Records:
════════

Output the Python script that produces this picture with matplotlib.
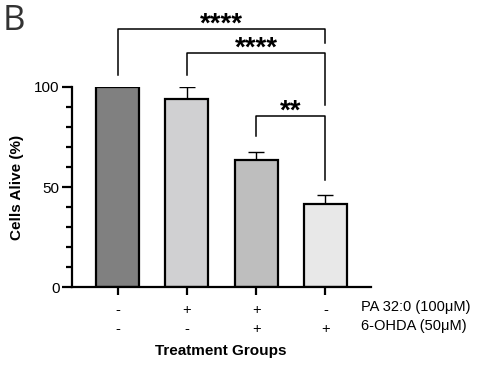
import matplotlib.pyplot as plt
import numpy as np

groups = ["Control", "PA", "PA + 6-OHDA", "6-OHDA"]
pa_signs = ["-", "+", "+", "-"]
ohda_signs = ["-", "-", "+", "+"]
means = [100, 94, 63.5, 41.5]
errors = [0, 6, 4, 4.3]
colors = ["#808080", "#d0d0d2", "#bebebe", "#e8e8e8"]

# significance brackets: (left bar, right bar, height, left leg end, right leg end, label)
brackets = [
    (0, 3, 128.8, 105.7, 122.0, "****"),
    (1, 3, 117.0, 105.7, 90.7, "****"),
    (2, 3, 85.5, 75.3, 53.7, "**"),
]

plt.rcParams["font.family"] = ["Liberation Sans", "DejaVu Sans"]

W, H = 479, 367
fig = plt.figure(figsize=(W / 100, H / 100), dpi=100)
ax = fig.add_axes([72 / W, 1 - 287.3 / H, (371 - 72) / W, 200.6 / H])

x = np.arange(len(groups))
ax.bar(x, means, width=0.62, color=colors, edgecolor="black", linewidth=1.6, zorder=2)
ax.errorbar(x[1:], means[1:], yerr=[np.zeros(3), errors[1:]], fmt="none",
            ecolor="black", elinewidth=1.0, capsize=6, capthick=1.0, zorder=1)

for left, right, h, l_end, r_end, label in brackets:
    ax.plot([left, left, right, right], [l_end, h, h, r_end], color="black",
            lw=1.1, clip_on=False)
    ax.text((left + right) / 2, h - 1.5, label, ha="center", va="baseline",
            fontsize=20, fontweight="bold", clip_on=False)

ax.set_xlim(-0.657, 3.658)
ax.set_ylim(0, 100)
ax.set_yticks([0, 50, 100])
ax.set_yticks(np.arange(0, 101, 10), minor=True)
ax.tick_params(axis="y", which="major", length=7, width=1.6, labelsize=11, pad=2)
ax.tick_params(axis="y", which="minor", length=4.5, width=1.6)
ax.set_xticks(x)
ax.set_xticklabels([f"{a}\n{b}" for a, b in zip(pa_signs, ohda_signs)],
                   linespacing=1.45)
ax.tick_params(axis="x", length=6, width=1.6, labelsize=10.5, pad=5)

for side in ["top", "right"]:
    ax.spines[side].set_visible(False)
for side in ["left", "bottom"]:
    ax.spines[side].set_linewidth(1.6)

fig.text(361 / W, 1 - 307 / H, "PA 32:0 (100\u03bcM)", fontsize=10.5,
         ha="left", va="center")
fig.text(361 / W, 1 - 326 / H, "6-OHDA (50\u03bcM)", fontsize=10.5,
         ha="left", va="center")

fig.text(221 / W, 1 - 351 / H, "Treatment Groups", ha="center", va="center",
         fontsize=11, fontweight="bold")
fig.text(17 / W, 1 - 187 / H, "Cells Alive (%)", ha="center", va="center",
         rotation=90, fontsize=11, fontweight="bold")
fig.text(3 / W, 1 - 21 / H, "B", ha="left", va="center", fontsize=25,
         color="#333333", family="Open Sans")

fig.savefig("out.png", dpi=100)
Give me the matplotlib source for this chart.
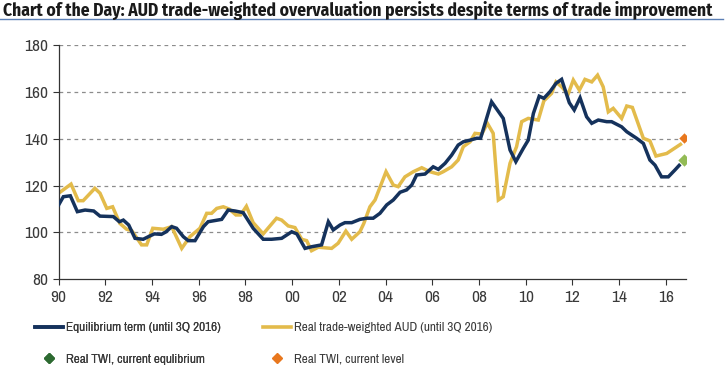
import matplotlib.pyplot as plt
from matplotlib.lines import Line2D

narrow = ['Archivo Narrow', 'Liberation Sans', 'DejaVu Sans']
plt.rcParams['font.family'] = narrow

# Equilibrium term (navy)
eq_year = [1990.0, 1990.2, 1990.5, 1990.8, 1991.13, 1991.5, 1991.77, 1992.34, 1992.6, 1992.77,
           1993.0, 1993.27, 1993.62, 1993.84, 1994.1, 1994.4, 1994.6, 1994.84, 1995.05, 1995.34,
           1995.55, 1995.84, 1996.2, 1996.4, 1996.98, 1997.26, 1997.55, 1997.9, 1998.33, 1998.76,
           1999.12, 1999.55, 1999.98, 2000.2, 2000.55, 2000.83, 2001.26, 2001.55, 2001.76, 2002.05,
           2002.26, 2002.55, 2002.9, 2003.19, 2003.47, 2003.76, 2004.05, 2004.33, 2004.62, 2004.9,
           2005.12, 2005.33, 2005.69, 2006.04, 2006.26, 2006.55, 2006.83, 2007.11, 2007.33, 2007.62,
           2007.9, 2008.07, 2008.54, 2009.04, 2009.33, 2009.58, 2009.9, 2010.11, 2010.33, 2010.58,
           2010.78, 2011.04, 2011.3, 2011.54, 2011.87, 2012.08, 2012.33, 2012.61, 2012.83, 2013.11,
           2013.47, 2013.68, 2014.11, 2014.33, 2014.75, 2015.04, 2015.32, 2015.54, 2015.82, 2016.11,
           2016.39, 2016.63]
eq_val = [111.8, 115.3, 115.7, 108.9, 109.6, 109.2, 107.0, 106.8, 104.6, 105.3,
          103.2, 97.5, 97.1, 98.2, 99.4, 99.2, 100.3, 102.5, 101.8, 98.2,
          96.5, 96.5, 102.5, 104.6, 105.6, 109.6, 109.2, 108.5, 101.8, 97.1,
          97.1, 97.5, 100.3, 99.4, 93.2, 93.9, 94.7, 104.6, 101.1, 103.2,
          104.2, 104.2, 105.6, 106.1, 106.1, 108.2, 111.8, 113.9, 117.2, 118.2,
          120.3, 124.6, 125.0, 128.1, 127.0, 129.6, 133.1, 137.4, 138.8, 139.5,
          140.3, 140.3, 155.9, 148.8, 135.3, 130.3, 136.0, 139.5, 150.9, 158.3,
          157.4, 160.2, 163.8, 165.5, 155.5, 152.4, 157.6, 149.5, 146.7, 148.1,
          147.4, 147.4, 145.2, 143.1, 140.3, 138.1, 131.0, 128.8, 123.8, 123.8,
          126.7, 129.3]

# Real trade-weighted AUD (gold)
twi_year = [1990.0, 1990.53, 1990.84, 1991.05, 1991.55, 1991.77, 1992.06, 1992.31, 1992.62, 1992.91,
            1993.13, 1993.55, 1993.77, 1994.03, 1994.48, 1994.84, 1995.27, 1995.62, 1996.05, 1996.34,
            1996.55, 1996.77, 1997.05, 1997.31, 1997.59, 1997.79, 1998.04, 1998.33, 1998.76, 1999.33,
            1999.55, 1999.83, 2000.12, 2000.41, 2000.62, 2000.83, 2001.12, 2001.69, 2001.97, 2002.3,
            2002.55, 2002.9, 2003.07, 2003.33, 2003.55, 2004.02, 2004.33, 2004.54, 2004.83, 2005.19,
            2005.55, 2005.9, 2006.26, 2006.47, 2006.83, 2007.11, 2007.33, 2007.62, 2007.83, 2008.12,
            2008.36, 2008.61, 2008.83, 2009.04, 2009.33, 2009.61, 2009.83, 2010.11, 2010.54, 2010.78,
            2011.11, 2011.3, 2011.54, 2011.82, 2012.04, 2012.3, 2012.54, 2012.83, 2013.08, 2013.32,
            2013.54, 2013.75, 2014.11, 2014.33, 2014.57, 2015.04, 2015.32, 2015.58, 2016.04, 2016.63]
twi_val = [116.8, 120.7, 113.6, 113.6, 118.9, 116.8, 110.3, 111.0, 103.9, 101.4,
           100.8, 94.7, 94.7, 101.8, 101.4, 102.5, 93.2, 98.2, 101.8, 108.2,
           108.2, 110.3, 111.0, 110.0, 107.5, 107.5, 111.2, 104.2, 99.4, 106.1,
           105.3, 102.8, 102.1, 97.1, 96.5, 92.2, 93.7, 93.2, 95.4, 100.6,
           97.1, 100.3, 103.9, 111.0, 113.9, 126.0, 120.3, 119.6, 123.8, 126.0,
           127.7, 126.0, 125.0, 126.0, 128.1, 131.0, 136.7, 138.8, 142.4, 142.1,
           146.7, 142.4, 113.9, 115.3, 129.6, 136.7, 147.4, 148.8, 148.1, 156.3,
           159.5, 164.4, 162.3, 159.2, 165.2, 160.9, 165.5, 164.4, 167.3, 162.3,
           151.6, 153.1, 148.8, 154.1, 153.5, 140.3, 139.2, 132.7, 133.8, 137.7]

cur_x = 2016.8
cur_equilibrium = 131.0
cur_level = 140.3

navy = '#15325c'
gold = '#e3bb4b'
orange = '#e8771e'
light_green = '#93bb55'
dark_green = '#2d6a31'
text_col = '#3a3a3a'

fig = plt.figure(figsize=(7.27, 3.82), dpi=100)
ax = fig.add_axes([0.0807, 0.269, 0.863, 0.612])

for y in [100, 120, 140, 160, 180]:
    ax.axhline(y, color='#8c8c8c', lw=0.9, ls=(0, (3, 3)), zorder=0)

ax.plot(eq_year, eq_val, color=navy, lw=2.5, solid_joinstyle='miter', zorder=3)
ax.plot(twi_year, twi_val, color=gold, lw=2.5, solid_joinstyle='miter', zorder=2)
ax.plot([cur_x], [cur_equilibrium], 'D', color=light_green, ms=7, mec='white', mew=0.8, zorder=4)
ax.plot([cur_x], [cur_level], 'D', color=orange, ms=6, mec='white', mew=0.8, zorder=4)

ax.set_xlim(1990, 2016.87)
ax.set_ylim(80, 180)
ax.set_yticks([80, 100, 120, 140, 160, 180])
ax.set_xticks(list(range(1990, 2017, 2)))
ax.set_xticklabels(['90', '92', '94', '96', '98', '00', '02', '04', '06', '08', '10', '12', '14', '16'])
for s in ['top', 'right']:
    ax.spines[s].set_visible(False)
for s in ['left', 'bottom']:
    ax.spines[s].set_color('#333333')
    ax.spines[s].set_linewidth(0.9)
ax.tick_params(axis='both', direction='out', length=4, width=0.8, color='#333333',
               labelsize=12.5, labelcolor=text_col)
ax.tick_params(axis='x', pad=4)

leg_kw = dict(loc='upper left', frameon=False, fontsize=9.5, handlelength=2.1,
              handletextpad=0.25, labelspacing=1.55, labelcolor=text_col,
              borderaxespad=0, borderpad=0)
leg1 = fig.legend([Line2D([], [], color=navy, lw=2.6),
                   Line2D([], [], ls='none', marker='D', color=dark_green, ms=5)],
                  ['Equilibrium term (until 3Q 2016)', 'Real TWI, current equlibrium'],
                  bbox_to_anchor=(35 / 727, 0.157), **leg_kw)
leg2 = fig.legend([Line2D([], [], color=gold, lw=2.6),
                   Line2D([], [], ls='none', marker='D', color=orange, ms=5)],
                  ['Real trade-weighted AUD (until 3Q 2016)', 'Real TWI, current level'],
                  bbox_to_anchor=(263 / 727, 0.157), **leg_kw)
fig.add_artist(leg1)

fig.text(0.004, 0.973, 'Chart of the Day: AUD trade-weighted overvaluation persists despite terms of trade improvement',
         fontsize=12.6, fontweight='bold', color='#1a1a1a', va='center', ha='left',
         family=['Fira Sans Condensed', 'Archivo Narrow', 'Liberation Sans'])
fig.add_artist(Line2D([0.0, 0.995], [0.949, 0.949], color='#5b7fb5', lw=1.0))

fig.savefig('out.png', dpi=100)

════════

Skip all pictures and retype only the stretch from the line that holds "Give me the matplotlib source for this chart." through the line that holds "plt.rcParams['font.family'] = narrow", exactly as written.

Give me the matplotlib source for this chart.
import matplotlib.pyplot as plt
from matplotlib.lines import Line2D

narrow = ['Archivo Narrow', 'Liberation Sans', 'DejaVu Sans']
plt.rcParams['font.family'] = narrow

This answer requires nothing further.